Sin embargo, Ucrania está librando una guerra justa. Y no será la última - hasta que la maldad humana abandone la tierra.
El problema no son sólo los argumentos. También está la cuestión de lo que la Iglesia ha hecho recientemente. Por ejemplo, la “Declaración” habla elocuentemente de la violencia contra las mujeres. Sin embargo, cuando dos mujeres decidieron finalmente denunciar públicamente al “padre” Marko Rupnik, amigo de Bergoglio y antiguo jesuita, de quien cerca de dos docenas de mujeres han afirmado que abusó sexualmente de ellas (incluyendo algunos rituales que sólo pueden calificarse de satánicos), no se tomaron las medidas apropiadas. El padre Rupnik sigue ejerciendo como sacerdote en Roma.
La “Declaración” también afirma con cierta contundencia en contra de la “teoría de género”:
pretende negar la mayor diferencia posible entre los seres vivos: la diferencia sexual. Esta diferencia constitutiva no sólo es la mayor imaginable, sino también la más bella y la más poderosa: logra, en la pareja varón-mujer, la reciprocidad más admirable y es, por lo tanto, la fuente de ese milagro que nunca deja de asombrarnos que es la llegada de nuevos seres humanos al mundo.

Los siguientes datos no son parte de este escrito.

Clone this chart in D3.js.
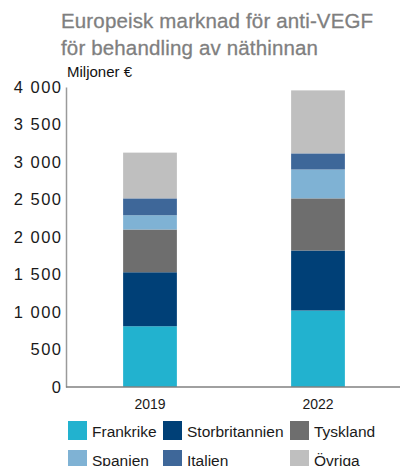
<!DOCTYPE html>
<html>
<head>
<meta charset="utf-8">
<script src="https://cdnjs.cloudflare.com/ajax/libs/d3/7.8.5/d3.min.js"></script>
<style>
  body { margin: 0; background: #fff; }
  text { font-family: "Liberation Sans", Arial, sans-serif; }
</style>
</head>
<body>
<div id="chart"></div>
<script>
var years = ["2019", "2022"];
var countries = ["Frankrike", "Storbritannien", "Tyskland", "Spanien", "Italien", "Övriga"];
var colors = ["#22b2cf", "#004077", "#6e6e6e", "#7fb2d4", "#3e6799", "#bfbfbf"];
var frankrike = [810, 1020];
var storbritannien = [720, 800];
var tyskland = [570, 695];
var spanien = [190, 385];
var italien = [225, 215];
var ovriga = [610, 840];
var yTicks = [0, 500, 1000, 1500, 2000, 2500, 3000, 3500, 4000];

var fullwidth = 400, fullheight = 466;
var margin = {top: 87, right: 0, bottom: 79, left: 66};
var height = fullheight - margin.top - margin.bottom;

var series = [frankrike, storbritannien, tyskland, spanien, italien, ovriga];
var data = years.map(function(y, i) {
    var row = {year: y};
    countries.forEach(function(c, j) { row[c] = series[j][i]; });
    return row;
});

var stacked = d3.stack().keys(countries)(data);

var svg = d3.select("#chart").append("svg")
    .attr("width", fullwidth)
    .attr("height", fullheight);

var xScale = d3.scaleBand()
    .domain(years)
    .range([margin.left, 402])
    .paddingInner(0.68)
    .paddingOuter(0.34);

var yScale = d3.scaleLinear()
    .domain([0, 4000])
    .range([margin.top + height, margin.top]);

var color = d3.scaleOrdinal().domain(countries).range(colors);

// title
var titleLines = ["Europeisk marknad för anti-VEGF", "för behandling av näthinnan"];
svg.append("g").selectAll("text")
    .data(titleLines)
    .enter().append("text")
    .attr("x", 61)
    .attr("y", function(d, i) { return 28 + i * 27; })
    .attr("font-size", "20.5px")
    .attr("letter-spacing", "0.15px")
    .attr("fill", "#7f7f7f")
    .attr("stroke", "#7f7f7f")
    .attr("stroke-width", 0.3)
    .text(function(d) { return d; });

svg.append("text")
    .attr("x", 67).attr("y", 77)
    .attr("font-size", "15px")
    .attr("fill", "#111")
    .text("Miljoner €");

// bars
svg.append("g").selectAll("g")
    .data(stacked)
    .enter().append("g")
    .attr("fill", function(d) { return color(d.key); })
    .selectAll("rect")
    .data(function(d) { return d; })
    .enter().append("rect")
    .attr("x", function(d) { return xScale(d.data.year); })
    .attr("y", function(d) { return yScale(d[1]); })
    .attr("height", function(d) { return yScale(d[0]) - yScale(d[1]); })
    .attr("width", xScale.bandwidth());

// y axis
var yAxis = d3.axisLeft(yScale)
    .tickValues(yTicks)
    .tickSize(0)
    .tickPadding(3.5)
    .tickFormat(function(d) { return d3.format(",")(d).replace(",", " "); });

var gy = svg.append("g")
    .attr("transform", "translate(" + margin.left + ",0)")
    .call(yAxis);
gy.select(".domain").attr("stroke", "#9a9a9a").attr("stroke-width", 1.5);
gy.selectAll("text")
    .attr("font-size", "16.5px")
    .attr("letter-spacing", "1.5px")
    .attr("fill", "#1a1a1a")
    .attr("font-family", "Liberation Sans, Arial, sans-serif");

// x axis
var xAxis = d3.axisBottom(xScale).tickSize(0).tickPadding(12);
var gx = svg.append("g")
    .attr("transform", "translate(0," + (margin.top + height) + ")")
    .call(xAxis);
gx.select(".domain").attr("d", "M" + margin.left + ",0H" + fullwidth)
    .attr("stroke", "#808080").attr("stroke-width", 1.5);
gx.selectAll("text")
    .attr("font-size", "14px")
    .attr("fill", "#1a1a1a")
    .attr("font-family", "Liberation Sans, Arial, sans-serif");

// legend
var legendX = [68, 163, 290];
var legend = svg.append("g").selectAll("g")
    .data(countries)
    .enter().append("g")
    .attr("transform", function(d, i) {
        return "translate(" + legendX[i % 3] + "," + (421 + Math.floor(i / 3) * 29) + ")";
    });
legend.append("rect")
    .attr("width", 19).attr("height", 19)
    .attr("fill", function(d) { return color(d); });
legend.append("text")
    .attr("x", 24).attr("y", 15.5)
    .attr("font-size", "15.5px")
    .attr("fill", "#1a1a1a")
    .text(function(d) { return d; });
</script>
</body>
</html>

Sin embargo, esta afirmación en teoría entra en no poco conflicto con la forma en que la Iglesia ha actuado recientemente en la práctica. En su presentación oral, por ejemplo, el “cardenal” señaló no sólo las enseñanzas de Francisco, sino sus actitudes y comportamiento hacia todas las personas, una cuestión de “acogida y respeto”. Este ha sido un rasgo constante -y a menudo confuso- de su papado.
Por un lado, tenemos la correcta comprensión de la “teoría de género”. Por otro, Bergoglio se reúne con el “padre” James Martin y los líderes de New Ways Ministries, que claramente son defensores de puntos en el espectro de la ideología de género, y los ha descrito (increíblemente) como “practicantes del estilo de Dios”.

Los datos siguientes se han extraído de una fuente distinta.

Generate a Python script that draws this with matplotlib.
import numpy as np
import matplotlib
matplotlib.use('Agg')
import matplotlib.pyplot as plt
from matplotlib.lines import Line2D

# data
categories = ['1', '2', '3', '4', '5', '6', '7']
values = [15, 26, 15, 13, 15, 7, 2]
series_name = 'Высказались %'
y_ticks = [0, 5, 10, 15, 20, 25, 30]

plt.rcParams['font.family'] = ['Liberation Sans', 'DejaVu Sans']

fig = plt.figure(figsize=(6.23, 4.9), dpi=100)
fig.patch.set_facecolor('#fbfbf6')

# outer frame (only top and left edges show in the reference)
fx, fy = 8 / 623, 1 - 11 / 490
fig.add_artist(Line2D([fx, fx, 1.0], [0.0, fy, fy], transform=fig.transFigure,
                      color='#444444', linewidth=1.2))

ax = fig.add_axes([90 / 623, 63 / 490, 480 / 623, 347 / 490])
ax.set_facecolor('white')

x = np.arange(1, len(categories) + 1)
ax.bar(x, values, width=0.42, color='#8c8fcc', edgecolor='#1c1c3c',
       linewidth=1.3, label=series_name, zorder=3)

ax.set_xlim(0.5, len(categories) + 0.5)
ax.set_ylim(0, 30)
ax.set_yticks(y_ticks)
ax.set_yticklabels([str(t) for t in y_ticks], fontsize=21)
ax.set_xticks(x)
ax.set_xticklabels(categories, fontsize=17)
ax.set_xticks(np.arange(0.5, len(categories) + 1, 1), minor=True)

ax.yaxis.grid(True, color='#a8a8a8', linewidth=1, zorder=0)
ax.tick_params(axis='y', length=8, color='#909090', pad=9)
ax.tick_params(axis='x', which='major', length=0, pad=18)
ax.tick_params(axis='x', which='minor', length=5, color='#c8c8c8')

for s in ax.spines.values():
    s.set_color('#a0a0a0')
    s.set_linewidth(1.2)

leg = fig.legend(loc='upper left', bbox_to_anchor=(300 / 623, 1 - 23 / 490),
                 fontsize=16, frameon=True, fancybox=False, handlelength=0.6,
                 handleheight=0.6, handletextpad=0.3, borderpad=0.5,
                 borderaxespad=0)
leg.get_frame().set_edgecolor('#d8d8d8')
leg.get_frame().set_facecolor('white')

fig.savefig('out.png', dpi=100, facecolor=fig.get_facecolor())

A Francisco no le cuesta fustigar a los curas en general, incluso psicoanalizar, a distancia, a los que considera “rígidos”. Pero ¿dónde está la voluntad, cuando es difícil, de evangelizar, de confrontar, de instar al arrepentimiento? Precisamente en las cuestiones difíciles. Es fácil denunciar la guerra, el tráfico de seres humanos, los daños al medio ambiente, la violencia contra las mujeres, la maternidad subrogada, etc. Mucho más difícil es entrar en la refriega allí donde la Iglesia es más necesaria.

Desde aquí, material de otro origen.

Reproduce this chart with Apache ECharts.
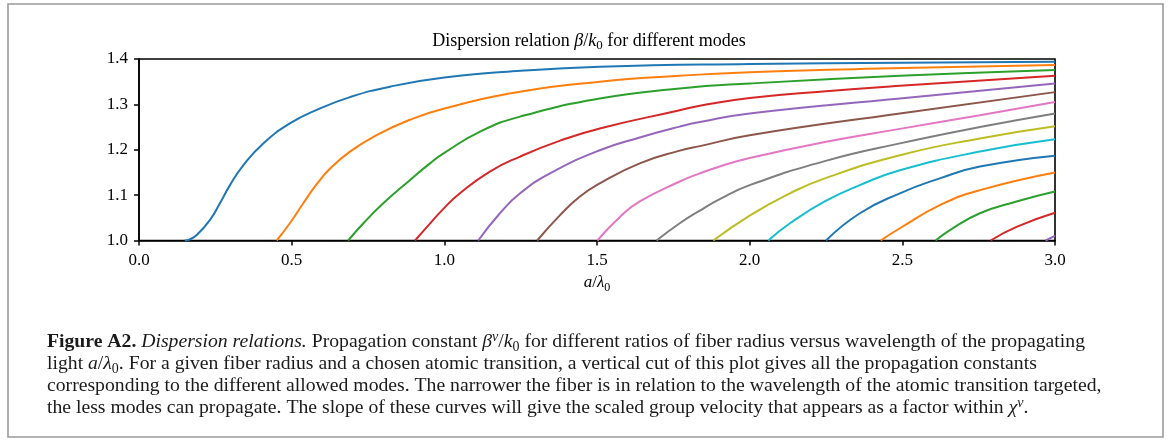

Afirmar la “dignidad humana” no detendrá las incursiones de los guerreros del arco iris, el Día de la Visibilidad Trans en Semana Santa, los dos meses del orgullo gay o las horas de cuentos de Drag Queen para niños. Lo único con posibilidades de hacer retroceder estas destructivas amenazas a la dignidad humana es una Iglesia con una postura mucho más militante.
Y a pesar de algunas palabras alentadoras, hay poca lucha real en la “Declaración”, especialmente teniendo en cuenta el momento actual, en el que los activistas militantes de diversas tendencias necesitan no sólo ser observados y clasificados, sino resistidos eficazmente. Incluso hacerles retroceder, por el propio bien de la dignidad humana.
Sí, explicar por qué todas estas cosas atentan contra la dignidad humana, como hace bastante bien el documento. Sin embargo, mientras se sigue explicando -contradicho por la “acogida” indiscriminada-, los niños son mutilados, las familias destrozadas, el matrimonio marginado, las poblaciones disminuyen.